If that's indeed the case, then what do you suppose they think of Franklin D. Roosevelt, Harry Truman or the other progressives who successfully governed America through its best times by convincing the people to take bold "radical" steps, believing the role of government needed to be based on doing the greatest good for the greatest number of its citizens?

Sanders' cry for "Medicare for All" isn't any more radical than was Harry Truman's call for universal health care way back in 1946. Nor is the call by the likes of Fox News' favorite villain, U.S. Rep. Alexandria Ocasio-Cortez, for a more humane and liberal immigration system any more leftist than Truman's belief that America could prosper by allowing more immigrants in the country, especially refugees were being mistreated by repressive governments after World War II.

But, during Truman's day, like now, Republicans and southern conservative Democrats didn't want Jews, Italians and others from southern and eastern Europe tainting white America. Nor, of course, did they want Mexicans. (Fortunately, he and even his Republican successor, Dwight Eisenhower, saw to it that refugees did get into the country.)

In early 1952, after Truman had declared he wouldn't run again, he gave a talk in which he predicted that the Republican Party would play the "socialist card."

In his book, "The Gifted Generation," David Goldfield quotes from the president's Jefferson-Jackson Day talk:

"They will go to the people and say 'Did you see that Social Security check you received the other day — you thought that was good for you, didn't you? That's just too bad! That's nothing in the world but socialism. Did you see that flood-control dam the government is building over there for the protection of your property? Sorry — that's awful socialism! That new hospital that they are building is socialism. Price supports, more socialism for farmers! Minimum-wage laws? Socialism for labor! Socialism is bad for you, my friend. Everybody knows that."

"And here you are," Truman continued, "with your new car and your home and better opportunities for the kids and a television set — you are just surrounded by socialism!"

The GOP did prevail in that '52 election, but even under Eisenhower government was operated to do things for the people that they and the private sector couldn't do for themselves. Labor and management were on level playing fields. The middle class grew. The Kennedy and even the Nixon years saw government acting more as a partner than some evil institution.

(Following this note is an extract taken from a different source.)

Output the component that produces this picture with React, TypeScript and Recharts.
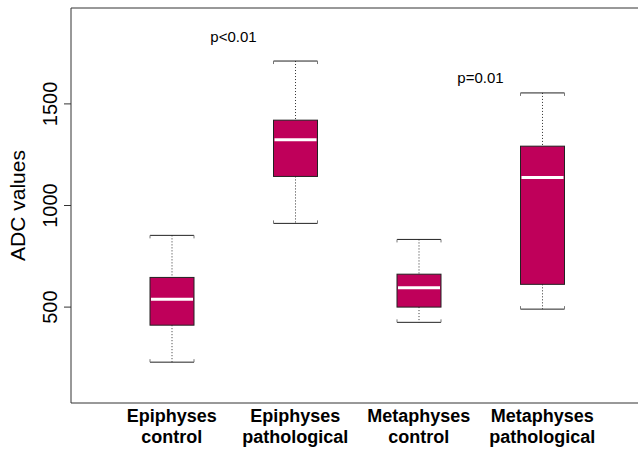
import React from "react";
import {
  ComposedChart,
  Bar,
  XAxis,
  YAxis,
  ReferenceLine,
  ReferenceDot,
} from "recharts";

const categories = [
  "Epiphyses\ncontrol",
  "Epiphyses\npathological",
  "Metaphyses\ncontrol",
  "Metaphyses\npathological",
];
const positions = [1, 2, 3, 4];
const whiskerLow = [229, 912, 425, 490];
const q1 = [411, 1143, 500, 612];
const median = [539, 1323, 595, 1138];
const q3 = [646, 1420, 662, 1292];
const whiskerHigh = [853, 1711, 833, 1554];

const yTicks = [500, 1000, 1500];

const pLabels = ["p<0.01", "p=0.01"];
const pX = [1.5, 3.5];
const pY = [1830, 1630];

const FONT = "'Liberation Sans', Arial, Helvetica, sans-serif";
const BOX_FILL = "#BF005A";

const data = categories.map((name, i) => ({
  name,
  pos: positions[i],
  low: whiskerLow[i],
  q1: q1[i],
  median: median[i],
  q3: q3[i],
  high: whiskerHigh[i],
}));

const BoxShape = (props: any) => {
  const { x, y, width, height, payload } = props;
  const top = Math.min(y, y + height);
  const bottom = Math.max(y, y + height);
  const lo = payload.low;
  const hi = payload.high;
  const py = (v: number) => bottom - ((v - lo) / (hi - lo)) * (bottom - top);
  const cx = x + width / 2;
  const yHi = py(hi);
  const yLo = py(lo);
  const yQ3 = py(payload.q3);
  const yQ1 = py(payload.q1);
  const yMed = py(payload.median);
  return (
    <g>
      {/* whiskers */}
      <line x1={cx} x2={cx} y1={yHi} y2={yQ3} stroke="#333" strokeDasharray="1 2" />
      <line x1={cx} x2={cx} y1={yQ1} y2={yLo} stroke="#333" strokeDasharray="1 2" />
      {/* caps */}
      <line x1={x} x2={x + width} y1={yHi} y2={yHi} stroke="#222" />
      <line x1={x} x2={x} y1={yHi} y2={yHi + 3} stroke="#777" />
      <line x1={x + width} x2={x + width} y1={yHi} y2={yHi + 3} stroke="#777" />
      <line x1={x} x2={x + width} y1={yLo} y2={yLo} stroke="#222" />
      <line x1={x} x2={x} y1={yLo} y2={yLo - 3} stroke="#777" />
      <line x1={x + width} x2={x + width} y1={yLo} y2={yLo - 3} stroke="#777" />
      {/* box */}
      <rect x={x} y={yQ3} width={width} height={yQ1 - yQ3} fill={BOX_FILL} stroke="#222" />
      <line x1={x + 1} x2={x + width - 1} y1={yMed} y2={yMed} stroke="#fff" strokeWidth={3} />
    </g>
  );
};

const YTick = ({ y, payload }: any) => (
  <text
    x={50}
    y={y}
    transform={`rotate(-90, 50, ${y})`}
    textAnchor="middle"
    dominantBaseline="central"
    fontFamily={FONT}
    fontSize={20}
    fill="#000"
  >
    {payload.value}
  </text>
);

const XTick = ({ x, y, payload }: any) => {
  const lines = String(payload.value).split("\n");
  return (
    <g>
      {lines.map((l, i) => (
        <text
          key={i}
          x={x}
          y={y + 11 + i * 21}
          textAnchor="middle"
          dominantBaseline="central"
          fontFamily={FONT}
          fontSize={18}
          fontWeight="bold"
          fill="#000"
        >
          {l}
        </text>
      ))}
    </g>
  );
};

export default function App() {
  return (
    <div
      style={{
        position: "absolute",
        left: 0,
        top: 0,
        width: 638,
        height: 451,
        overflow: "hidden",
        background: "#fff",
      }}
    >
      <ComposedChart
        width={650}
        height={451}
        data={data}
        margin={{ top: 8, right: 7, left: 0, bottom: 0 }}
      >
        <XAxis
          dataKey="name"
          type="category"
          padding={{ left: 39, right: 39 }}
          axisLine={{ stroke: "#333" }}
          tickLine={false}
          tickSize={0}
          height={48}
          tick={<XTick />}
          interval={0}
        />
        <XAxis
          xAxisId="num"
          dataKey="pos"
          type="number"
          domain={[0.184, 4.816]}
          allowDataOverflow
          hide
        />
        <YAxis
          type="number"
          domain={[28, 1972]}
          ticks={yTicks}
          allowDataOverflow
          width={71}
          axisLine={{ stroke: "#333" }}
          tickLine={{ stroke: "#333" }}
          tickSize={7}
          tick={<YTick />}
          label={{
            content: ({ viewBox }: any) => {
              const cy = viewBox.y + viewBox.height / 2;
              return (
                <text
                  x={17}
                  y={cy}
                  transform={`rotate(-90, 17, ${cy})`}
                  textAnchor="middle"
                  dominantBaseline="central"
                  fontFamily={FONT}
                  fontSize={21}
                  fill="#000"
                >
                  ADC values
                </text>
              );
            },
          }}
        />
        <ReferenceLine y={1972} stroke="#333" />
        <Bar
          dataKey={(d: any) => [d.low, d.high]}
          barSize={44}
          shape={<BoxShape />}
          isAnimationActive={false}
        />
        {pLabels.map((t, i) => (
          <ReferenceDot
            key={t}
            xAxisId="num"
            x={pX[i]}
            y={pY[i]}
            r={0}
            fill="none"
            stroke="none"
            ifOverflow="visible"
            label={{
              value: t,
              position: "center",
              fontFamily: FONT,
              fontSize: 15,
              fill: "#000",
            }}
          />
        ))}
      </ComposedChart>
    </div>
  );
}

That all came to an end during the Ronald Reagan years when government was vilified. Politicians — even some Democrats — pandered to the rich, and the income gap grew by leaps and bounds thanks to a cult-like belief in "trickle-down" economics. The playing field suddenly favored the few over the many.

Today's Democratic "left" wants to change this nonsense that has left America in the hands of the privileged few by returning to the days when politicians like Roosevelt and Truman captured the steadfast support of the working people.

At the very least, the party should be embracing its disparate factions, if only to showcase the ideas and plans to make government work for the many. Would Medicare for All be opposed by Americans with private insurance? Perhaps if Democrats debated and fully explained the concept instead of dismissing it as some wacko idea, maybe not.

These aren't crazy ideas any more today than they were years ago when working people knew who was on their side.

Unfortunately, sometimes today it's hard to figure it out.